La gran belleza
Por Fernando J. López. “La nostalgia es la última distracción de quien ha perdido la esperanza en el futuro” afirma uno de los personajes de esta fábula polisémica e hipnótica en la que su protagonista, Jep, se convierte en una suerte de Fausto contemporáneo por una Roma alucinógena. Tanto como lo son las máscaras que construyen nuestra identidad y que, sin embargo, seguimos empeñados en usar, olvidando la verdad que se esconde tras el histrionismo y confundiendo la vida con el ruido, la existencia con la sucesión de un movimiento que sustenta este truco en el que todo, como la jirafa que irrumpe en el circo romano, está obligado a desaparecer.
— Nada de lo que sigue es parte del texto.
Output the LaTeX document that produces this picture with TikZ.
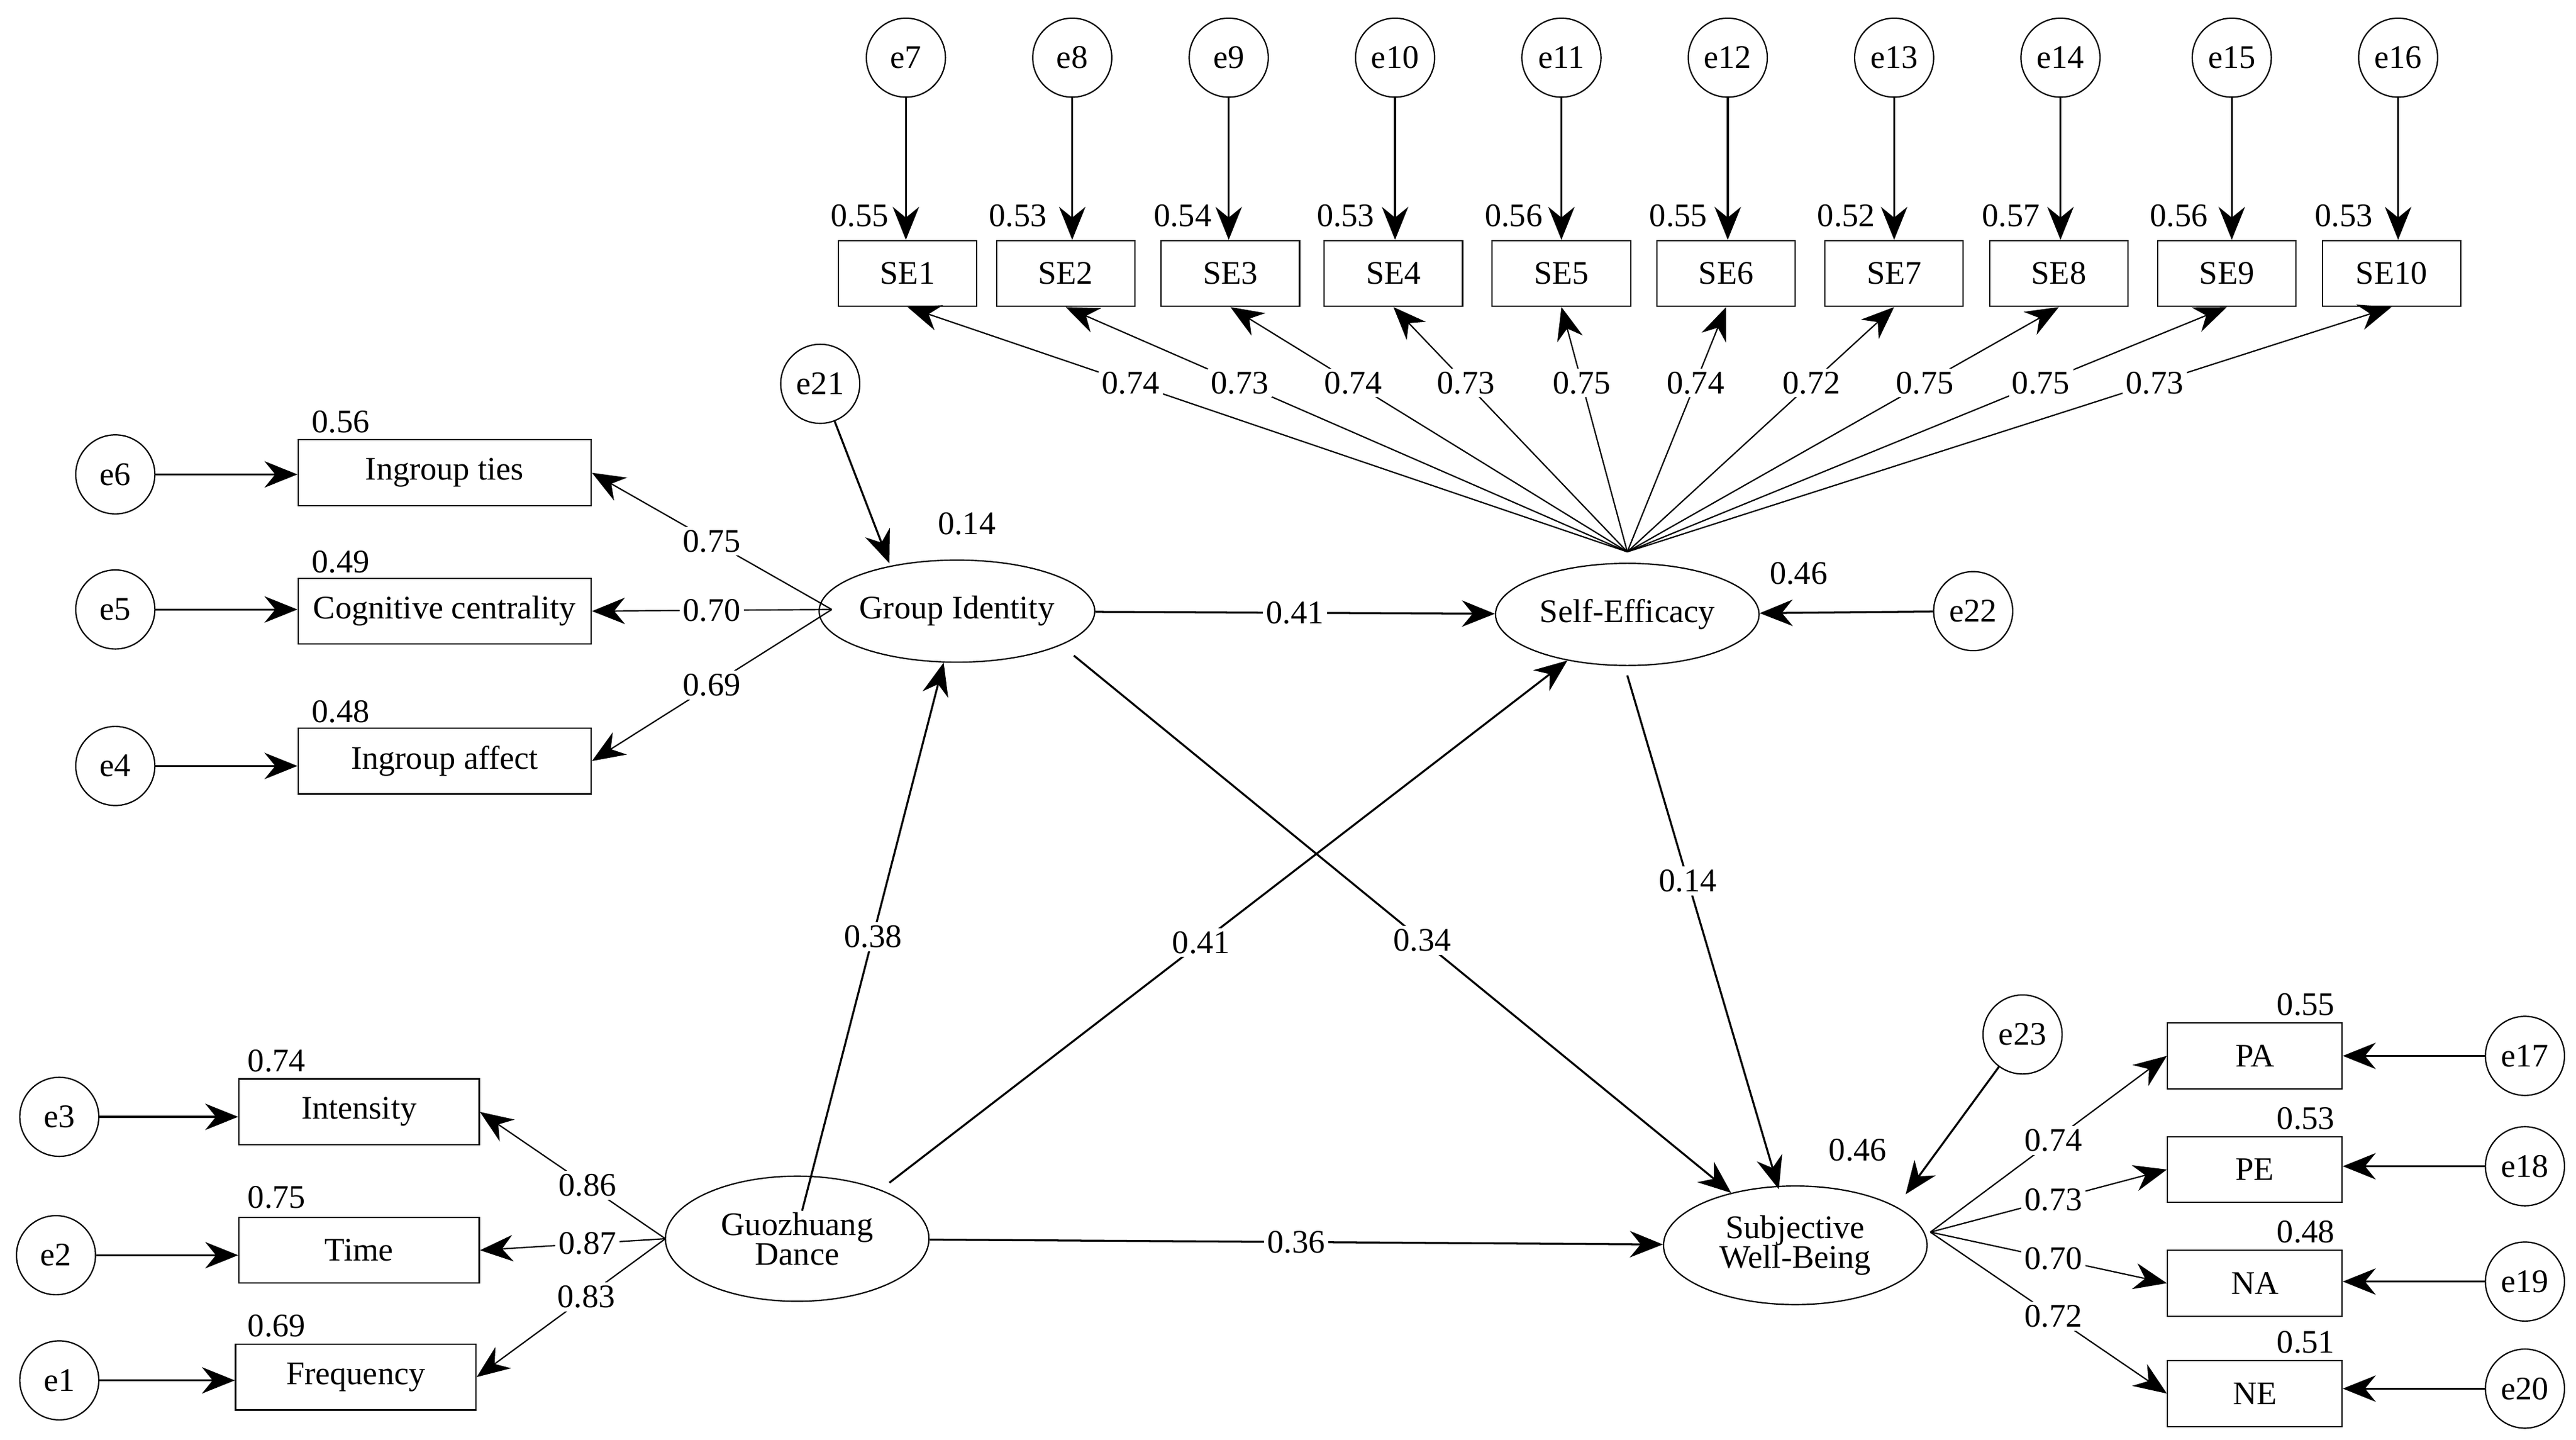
\documentclass[tikz,border=0pt]{standalone}
\usepackage{fontspec}
\setmainfont{Liberation Serif}
\usetikzlibrary{arrows.meta,shapes.geometric}
\begin{document}
\begin{tikzpicture}[x=0.5pt,y=-0.5pt,
  font=\fontsize{10}{11}\selectfont,
  err/.style={circle,draw,minimum size=24pt,inner sep=0pt},
  obs/.style={rectangle,draw,minimum height=20pt,inner sep=1pt},
  lat/.style={ellipse,draw,minimum width=80pt,minimum height=31pt,inner sep=0pt,align=center},
  arr/.style={-{Stealth[length=10pt,width=8pt]},line width=0.6pt},
  fan/.style={-{Stealth[length=10pt,width=8pt]},line width=0.4pt},
  lab/.style={fill=white,inner sep=1pt},
  var/.style={inner sep=0pt}]
\useasboundingbox (0,0) rectangle (1564,874);
% SE indicators
\foreach \i/\ex/\bx/\v in {1/550/551/0.55,2/651/647/0.53,3/746/747/0.54,4/847/846/0.53,5/948/948/0.56,6/1049/1048/0.55,7/1150/1150/0.52,8/1251/1250/0.57,9/1355/1352/0.56,10/1456/1452/0.53}{
  \pgfmathtruncatemacro{\e}{\i+6}
  \node[err] (e\e) at (\ex,35) {e\e};
  \node[obs,minimum width=42pt] (SE\i) at (\bx,166) {SE\i};
  \draw[arr] (e\e) -- (SE\i.north-|e\e);
  \node[var] at (\bx-29,131) {\v};
}
\node[lat] (SEf) at (988,373) {Self-Efficacy};
\coordinate (so) at (988,335);
\foreach \i/\v in {1/0.74,2/0.73,3/0.74,4/0.73,5/0.75,6/0.74,7/0.72,8/0.75,9/0.75,10/0.73}{
  \draw[fan] (so) -- node[lab,pos=0.69]{\v} (SE\i.south);
}
% Group identity
\node[lat] (GI) at (581,371) {Group Identity};
\coordinate (go) at (505,370);
\node[obs,minimum width=89pt] (IT) at (270,287) {Ingroup ties};
\node[obs,minimum width=89pt] (CC) at (270,371) {Cognitive centrality};
\node[obs,minimum width=89pt] (IA) at (270,462) {Ingroup affect};
\node[err] (e6) at (70,288) {e6};
\node[err] (e5) at (70,370) {e5};
\node[err] (e4) at (70,465) {e4};
\draw[arr] (e6) -- (IT.west|-e6);
\draw[arr] (e5) -- (CC.west|-e5);
\draw[arr] (e4) -- (IA.west|-e4);
\node[var] at (207,256) {0.56};
\node[var] at (207,341) {0.49};
\node[var] at (207,432) {0.48};
\draw[fan] (go) -- node[lab,pos=0.5]{0.75} (IT.east);
\draw[fan] (go) -- node[lab,pos=0.5]{0.70} (CC.east);
\draw[fan] (go) -- node[lab,pos=0.5]{0.69} (IA.east);
\node[err] (e21) at (498,233) {e21};
\draw[arr] (e21) -- (540,342);
\node[var] at (587,318) {0.14};
\node[err] (e22) at (1198,371) {e22};
\draw[arr] (e22) -- (SEf);
\node[var] at (1092,348) {0.46};
% Guozhuang dance
\node[lat,minimum height=38pt] (GD) at (484,752) {Guozhuang\\[-2pt]Dance};
\coordinate (do) at (404,752);
\node[obs,minimum width=73pt] (IN) at (218,675) {Intensity};
\node[obs,minimum width=73pt] (TI) at (218,759) {Time};
\node[obs,minimum width=73pt] (FR) at (216,836) {Frequency};
\node[err] (e3) at (36,678) {e3};
\node[err] (e2) at (34,762) {e2};
\node[err] (e1) at (36,838) {e1};
\draw[arr] (e3) -- (IN.west|-e3);
\draw[arr] (e2) -- (TI.west|-e2);
\draw[arr] (e1) -- (FR.west|-e1);
\node[var] at (168,644) {0.74};
\node[var] at (168,727) {0.75};
\node[var] at (168,805) {0.69};
\draw[fan] (do) -- node[lab,pos=0.42]{0.86} (IN.east);
\draw[fan] (do) -- node[lab,pos=0.42]{0.87} (TI.east);
\draw[fan] (do) -- node[lab,pos=0.42]{0.83} (FR.east);
% SWB
\node[lat,minimum height=36pt] (SWB) at (1090,756) {Subjective\\[-2pt]Well-Being};
\coordinate (wo) at (1172,748);
\foreach \n/\y/\ey/\v/\l in {PA/641/641/0.55/0.74,PE/710/708/0.53/0.73,NA/779/778/0.48/0.70,NE/846/843/0.51/0.72}{
  \node[obs,minimum width=53pt] (\n) at (1369,\y) {\n};
  \node[var] at (1400,\y-31) {\v};
  \draw[fan] (wo) -- node[lab,pos=0.52]{\l} (\n.west);
}
\node[err] (e17) at (1533,641) {e17};
\node[err] (e18) at (1533,708) {e18};
\node[err] (e19) at (1533,778) {e19};
\node[err] (e20) at (1533,843) {e20};
\draw[arr] (e17) -- (PA.east|-e17);
\draw[arr] (e18) -- (PE.east|-e18);
\draw[arr] (e19) -- (NA.east|-e19);
\draw[arr] (e20) -- (NE.east|-e20);
\node[err] (e23) at (1228,628) {e23};
\draw[arr] (e23) -- (1157,725);
\node[var] at (1128,698) {0.46};
% structural paths
\draw[arr] (GI) -- node[lab]{0.41} (SEf);
\draw[arr] (487,735) -- node[lab]{0.38} (GI);
\draw[arr] (540,718) -- node[lab,pos=0.46]{0.41} (SEf);
\draw[arr] (652,398) -- node[lab,pos=0.53]{0.34} (SWB);
\draw[arr] (988,410) -- node[lab,pos=0.4]{0.14} (1080,722);
\draw[arr] (GD) -- node[lab]{0.36} (SWB);
\end{tikzpicture}
\end{document}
Por eso la película no aborda la narración con un enfoque lineal, en parte porque constituye la escritura de ese libro soñado sobre la nada que una y otra vez cita el protagonista; en parte porque su discurso se empobrecería si no nos permitiera tantas interpretaciones simultáneas en cada uno de sus fascinantes planos. Claro que se nos ofrecen las pautas necesarias para saber hacia dónde se dirige este viaje -desde la cita inicial de Celine hasta alguno de los inolvidables monólogos de Jep-, pero no se nos obliga a caminar en una sola dirección, sino que se nos ofrecen todas las llaves que abren las puertas de la ciudad para recorrer, en el orden sensorial e intelectual que prefiramos, este descenso a los infiernos del tiempo y la memoria, donde el recuerdo de un momento de nuestra adolescencia puede convertirse en el único instante donde de verdad vimos esa belleza sin ser siquiera conscientes de ello.
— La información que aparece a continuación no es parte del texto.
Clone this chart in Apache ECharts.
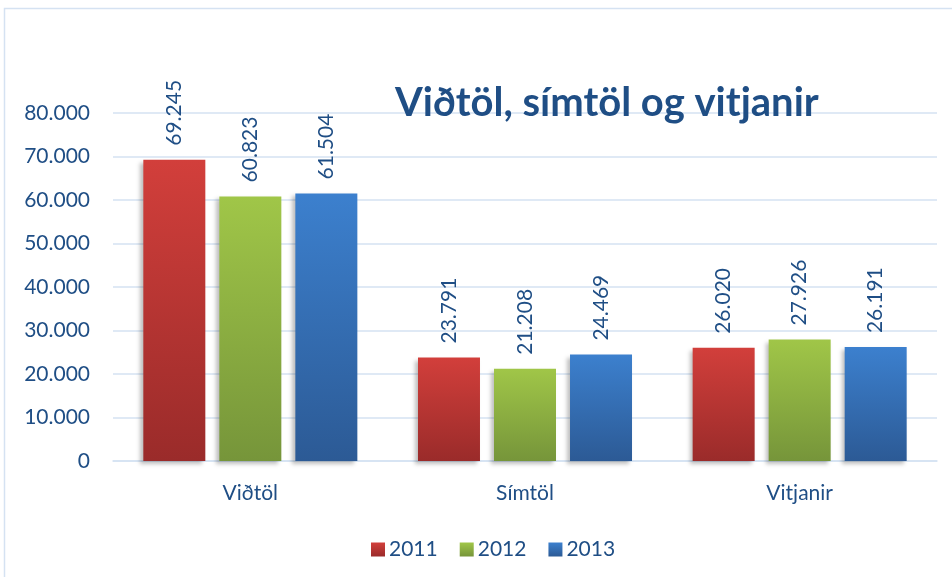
<!DOCTYPE html>
<html>
<head>
<meta charset="utf-8">
<script src="https://cdn.jsdelivr.net/npm/echarts@6/dist/echarts.min.js"></script>
<style>
  html, body { margin: 0; padding: 0; background: #fff; }
  #chart { width: 952px; height: 577px; }
</style>
</head>
<body>
<div id="chart"></div>
<script>
const categories = ['Viðtöl', 'Símtöl', 'Vitjanir']
const years = ['2011', '2012', '2013']
const values2011 = [69245, 23791, 26020]
const values2012 = [60823, 21208, 27926]
const values2013 = [61504, 24469, 26191]
const yTicks = [0, 10000, 20000, 30000, 40000, 50000, 60000, 70000, 80000]

const textColor = '#1f4e85'
const fontFamily = 'Lato, "Open Sans", sans-serif'

const colors = [
  ['#d23f3b', '#9a2b2a'],
  ['#a0c648', '#76953a'],
  ['#3c80ce', '#2c5a95']
]

function fmt(v) {
  return String(v).replace(/\B(?=(\d{3})+(?!\d))/g, '.')
}

const chart = echarts.init(document.getElementById('chart'))
const seriesData = [values2011, values2012, values2013]

chart.setOption({
  animation: false,
  textStyle: { fontFamily: fontFamily },
  graphic: [{
    type: 'rect',
    shape: { x: 4.5, y: 8.5, width: 960, height: 600 },
    style: { fill: 'none', stroke: '#d5e2f2', lineWidth: 1.5 },
    z: -1
  }],
  title: {
    text: 'Viðtöl, símtöl og vitjanir',
    left: 390,
    top: 78,
    textStyle: { color: textColor, fontSize: 40, fontWeight: 'bold', fontFamily: fontFamily }
  },
  legend: {
    data: years,
    left: 366,
    top: 534,
    itemWidth: 14,
    itemHeight: 14,
    itemGap: 22,
    icon: 'rect',
    textStyle: { color: textColor, fontSize: 21, padding: [0, 0, 0, -1] }
  },
  grid: {
    left: 113,
    right: 15,
    top: 113,
    bottom: 116
  },
  xAxis: {
    type: 'category',
    data: categories,
    axisTick: { show: false },
    axisLine: { lineStyle: { color: '#d5e2f2', width: 1.5 } },
    axisLabel: { color: textColor, fontSize: 21, margin: 22 }
  },
  yAxis: {
    type: 'value',
    min: yTicks[0],
    max: yTicks[yTicks.length - 1],
    interval: yTicks[1] - yTicks[0],
    axisLine: { show: false },
    axisTick: { show: false },
    splitLine: { lineStyle: { color: '#d5e2f2', width: 1.5 } },
    axisLabel: { color: textColor, fontSize: 21, margin: 23, formatter: fmt }
  },
  series: years.map((y, i) => ({
    name: y,
    type: 'bar',
    data: seriesData[i],
    barWidth: 62,
    barGap: '22.6%',
    itemStyle: {
      color: new echarts.graphic.LinearGradient(0, 0, 0, 1, [
        { offset: 0, color: colors[i][0] },
        { offset: 1, color: colors[i][1] }
      ]),
      shadowColor: 'rgba(0,0,0,0.25)',
      shadowBlur: 4,
      shadowOffsetX: -3,
      shadowOffsetY: 3
    },
    label: {
      show: true,
      position: 'top',
      rotate: 90,
      align: 'left',
      verticalAlign: 'middle',
      distance: 14,
      color: textColor,
      fontSize: 21,
      formatter: (p) => fmt(p.value)
    }
  }))
})
</script>
</body>
</html>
Y mientras buscamos, nos damos de bruces con los cimientos de una Europa carcomida por la vacuidad y el desánimo. Esa decepción de los demás en nosotros, de nosotros en los demás, que asola a todos y cada uno de los personajes y que, condensado en esa Roma esencial y mediterránea, sirve como ejemplo de toda una civilización. Importan las raíces, afirma una santa al borde de la momificación, y entre guiños flaubertianos -como el sacerdote gastronómico que recuerda la ausencia de espiritualidad del confesor de Emma Bovary- y fellinianos -todo su cine resuena en esta personalísima fábula-, se nos ofrece la visión del mar que nos conducirá a esas mismas raíces. La de quienes fuimos y quienes somos. La de una Europa que fue, otra que pudo ser y otra que, entre remixes de Rafaella Carrá, vulgarmente ya es.
Pocas veces, en los últimos años, una película ha desatado en mí tantas emociones. Tanta necesidad de hablar de ella. De volver a ella. De escribir sobre ella. Sé que regresaré al cine para sentarme, una vez más, en mi butaca y comenzar así un nuevo viaje. Porque hay llaves que no usé cuando la veía, porque -como todas las grandes narraciones- no hay un único significado ni una sola Ítaca a la que llegar, ni un único círculo que atravesar, sino una Urbana Comedia en la que Dante se ha convertido en un escritor autor de un solo libro y Virgilio en esa Ramona que, como el poeta latino, tampoco podrá atravesar con él la última etapa de su viaje.
Allí, en esa estación final, estaremos tan solos como Jep. Abocados a preguntarnos si vimos -si supimos sentir- esa belleza. Torturados por cuanto somos conscientes de haber perdido -todos estamos heridos, afirma en una de sus más memorables escenas- y esperando aprender a hacer un truco más. Ese último truco que nos permita -a nosotros y a esa Europa que languidece- vencer a la muerte. Por un instante, al menos.